- What is expected
Print the entries in full, word for word, but not the pictures.

- Dataset rows
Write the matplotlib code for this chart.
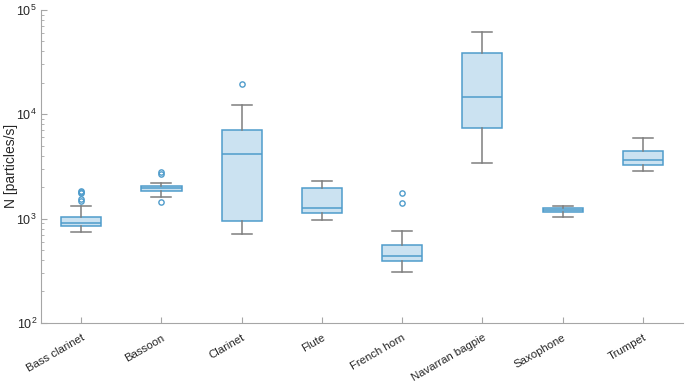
import numpy as np
import matplotlib
matplotlib.use('Agg')
import matplotlib.pyplot as plt
import matplotlib.transforms as mtransforms
from matplotlib.ticker import LogLocator, NullFormatter

plt.rcParams['font.family'] = ['Liberation Sans', 'DejaVu Sans']
plt.rcParams['mathtext.fontset'] = 'custom'
plt.rcParams['mathtext.rm'] = 'Liberation Sans'
plt.rcParams['mathtext.it'] = 'Liberation Sans:italic'

# data
instruments = ['Bass clarinet', 'Bassoon', 'Clarinet', 'Flute', 'French horn',
               'Navarran bagpie', 'Saxophone', 'Trumpet']
whisker_low = [740, 1610, 718, 957, 308, 3390, 1037, 2845]
q1 = [845, 1830, 950, 1133, 390, 7350, 1159, 3266]
median = [915, 1955, 4140, 1274, 439, 14650, 1211, 3676]
q3 = [1044, 2057, 7130, 1967, 551, 38450, 1256, 4484]
whisker_high = [1331, 2213, 12200, 2296, 767, 61500, 1331, 5970]
outliers = [[1850, 1800, 1760, 1550, 1470], [2820, 2660, 1435], [19680], [],
            [1750, 1403], [], [], []]

edge = '#4f9ccb'
fill = '#cbe2f1'
grey = '#7f7f7f'
axcol = '#a6a6a6'

stats = []
for i in range(len(instruments)):
    stats.append({'label': instruments[i], 'whislo': whisker_low[i], 'q1': q1[i],
                  'med': median[i], 'q3': q3[i], 'whishi': whisker_high[i],
                  'fliers': outliers[i]})

fig = plt.figure(figsize=(6.85, 3.82), dpi=100)
ax = fig.add_axes([0.06, 0.155, 0.937, 0.819])

ax.bxp(stats, positions=np.arange(1, 9), widths=0.5, patch_artist=True,
       showfliers=True,
       boxprops=dict(facecolor=fill, edgecolor=edge, linewidth=1.1),
       medianprops=dict(color=edge, linewidth=1.1),
       whiskerprops=dict(color=grey, linewidth=1.1),
       capprops=dict(color=grey, linewidth=1.1),
       capwidths=0.25,
       flierprops=dict(marker='o', markersize=3.8, markerfacecolor='none',
                       markeredgecolor=edge, markeredgewidth=1.0))

ax.set_yscale('log')
ax.set_ylim(100, 1e5)
ax.set_xlim(0.5, 8.5)
ax.yaxis.set_major_locator(LogLocator(base=10, numticks=10))
ax.yaxis.set_minor_locator(LogLocator(base=10, subs=np.arange(2, 10), numticks=20))
ax.yaxis.set_minor_formatter(NullFormatter())

ax.set_xticks(np.arange(1, 9))
ax.set_xticklabels(instruments, rotation=30, ha='right', rotation_mode='anchor',
                   fontsize=8.2, color='#262626')
shift = mtransforms.ScaledTranslation(5 / 100, 0, fig.dpi_scale_trans)
for lab in ax.get_xticklabels():
    lab.set_transform(lab.get_transform() + shift)

ax.set_ylabel('N [particles/s]', fontsize=10, color='#262626')
ax.yaxis.set_label_coords(-0.036, 0.5)

for s in ['top', 'right']:
    ax.spines[s].set_visible(False)
for s in ['left', 'bottom']:
    ax.spines[s].set_color(axcol)
    ax.spines[s].set_linewidth(0.8)
ax.tick_params(axis='both', which='both', direction='in', color=axcol,
               labelcolor='#262626')
ax.tick_params(axis='y', labelsize=9, pad=3)
ax.tick_params(axis='both', which='major', length=4)
ax.tick_params(axis='y', which='minor', length=2.5)
ax.tick_params(axis='x', pad=7)

fig.savefig('out.png', dpi=100)
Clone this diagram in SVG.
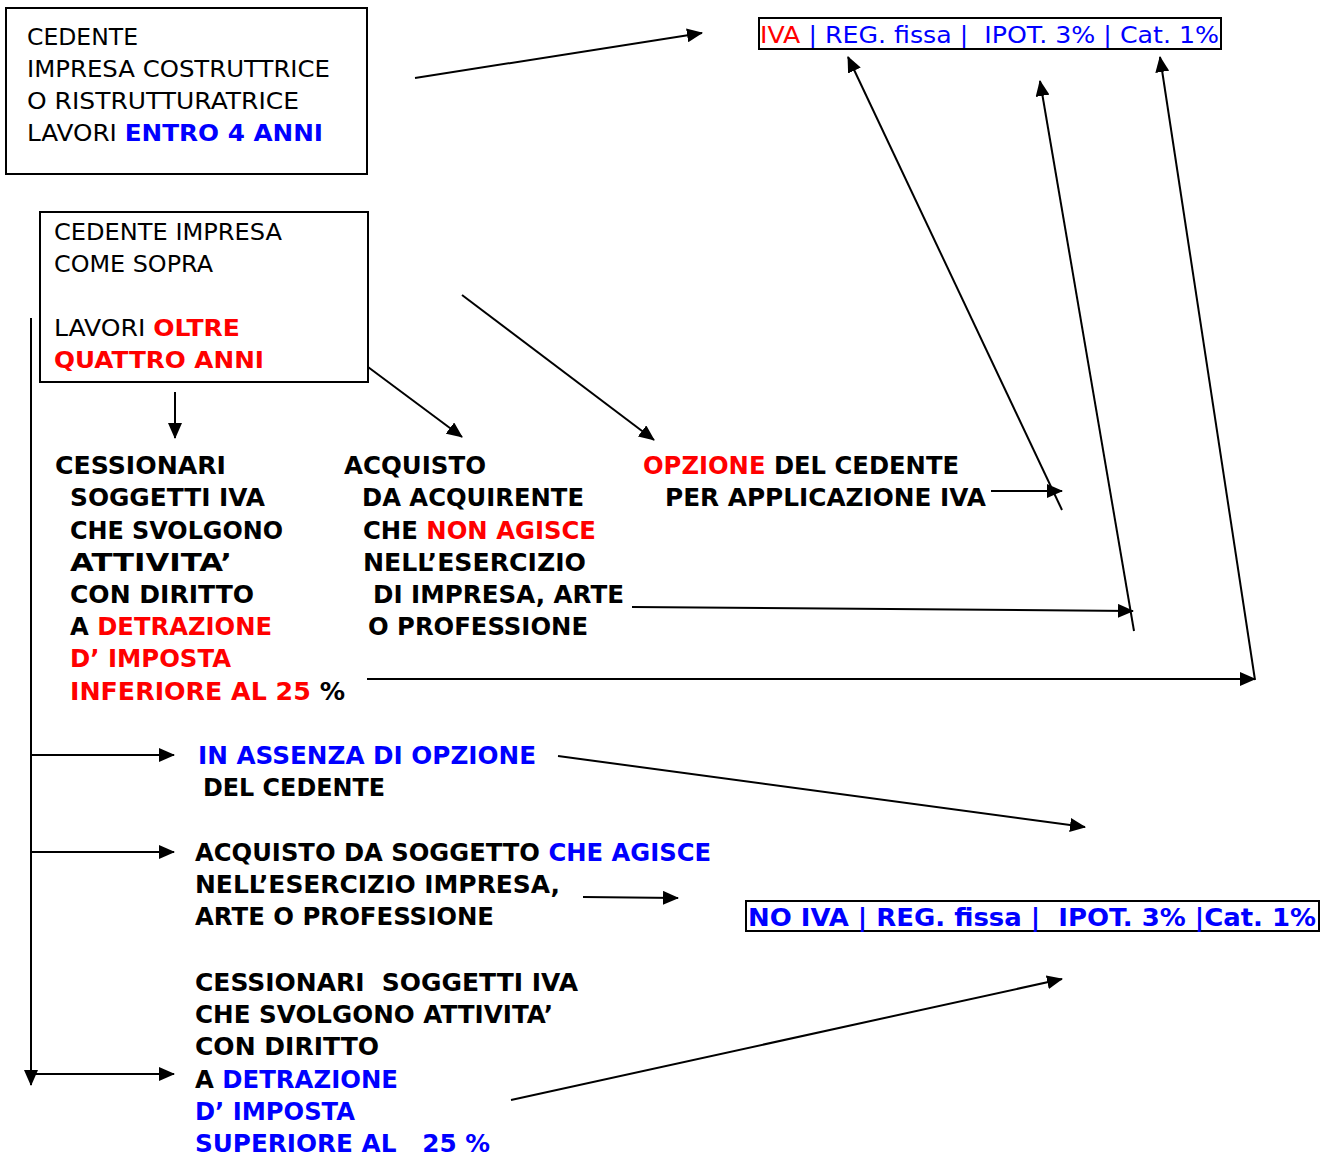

- Correct result
Write the matplotlib code for this chart.
import numpy as np
import matplotlib
matplotlib.use('Agg')
import matplotlib.pyplot as plt
import matplotlib.transforms as mtransforms
from matplotlib.ticker import LogLocator, NullFormatter

plt.rcParams['font.family'] = ['Liberation Sans', 'DejaVu Sans']
plt.rcParams['mathtext.fontset'] = 'custom'
plt.rcParams['mathtext.rm'] = 'Liberation Sans'
plt.rcParams['mathtext.it'] = 'Liberation Sans:italic'

# data
instruments = ['Bass clarinet', 'Bassoon', 'Clarinet', 'Flute', 'French horn',
               'Navarran bagpie', 'Saxophone', 'Trumpet']
whisker_low = [740, 1610, 718, 957, 308, 3390, 1037, 2845]
q1 = [845, 1830, 950, 1133, 390, 7350, 1159, 3266]
median = [915, 1955, 4140, 1274, 439, 14650, 1211, 3676]
q3 = [1044, 2057, 7130, 1967, 551, 38450, 1256, 4484]
whisker_high = [1331, 2213, 12200, 2296, 767, 61500, 1331, 5970]
outliers = [[1850, 1800, 1760, 1550, 1470], [2820, 2660, 1435], [19680], [],
            [1750, 1403], [], [], []]

edge = '#4f9ccb'
fill = '#cbe2f1'
grey = '#7f7f7f'
axcol = '#a6a6a6'

stats = []
for i in range(len(instruments)):
    stats.append({'label': instruments[i], 'whislo': whisker_low[i], 'q1': q1[i],
                  'med': median[i], 'q3': q3[i], 'whishi': whisker_high[i],
                  'fliers': outliers[i]})

fig = plt.figure(figsize=(6.85, 3.82), dpi=100)
ax = fig.add_axes([0.06, 0.155, 0.937, 0.819])

ax.bxp(stats, positions=np.arange(1, 9), widths=0.5, patch_artist=True,
       showfliers=True,
       boxprops=dict(facecolor=fill, edgecolor=edge, linewidth=1.1),
       medianprops=dict(color=edge, linewidth=1.1),
       whiskerprops=dict(color=grey, linewidth=1.1),
       capprops=dict(color=grey, linewidth=1.1),
       capwidths=0.25,
       flierprops=dict(marker='o', markersize=3.8, markerfacecolor='none',
                       markeredgecolor=edge, markeredgewidth=1.0))

ax.set_yscale('log')
ax.set_ylim(100, 1e5)
ax.set_xlim(0.5, 8.5)
ax.yaxis.set_major_locator(LogLocator(base=10, numticks=10))
ax.yaxis.set_minor_locator(LogLocator(base=10, subs=np.arange(2, 10), numticks=20))
ax.yaxis.set_minor_formatter(NullFormatter())

ax.set_xticks(np.arange(1, 9))
ax.set_xticklabels(instruments, rotation=30, ha='right', rotation_mode='anchor',
                   fontsize=8.2, color='#262626')
shift = mtransforms.ScaledTranslation(5 / 100, 0, fig.dpi_scale_trans)
for lab in ax.get_xticklabels():
    lab.set_transform(lab.get_transform() + shift)

ax.set_ylabel('N [particles/s]', fontsize=10, color='#262626')
ax.yaxis.set_label_coords(-0.036, 0.5)

for s in ['top', 'right']:
    ax.spines[s].set_visible(False)
for s in ['left', 'bottom']:
    ax.spines[s].set_color(axcol)
    ax.spines[s].set_linewidth(0.8)
ax.tick_params(axis='both', which='both', direction='in', color=axcol,
               labelcolor='#262626')
ax.tick_params(axis='y', labelsize=9, pad=3)
ax.tick_params(axis='both', which='major', length=4)
ax.tick_params(axis='y', which='minor', length=2.5)
ax.tick_params(axis='x', pad=7)

fig.savefig('out.png', dpi=100)
Clone this diagram in SVG.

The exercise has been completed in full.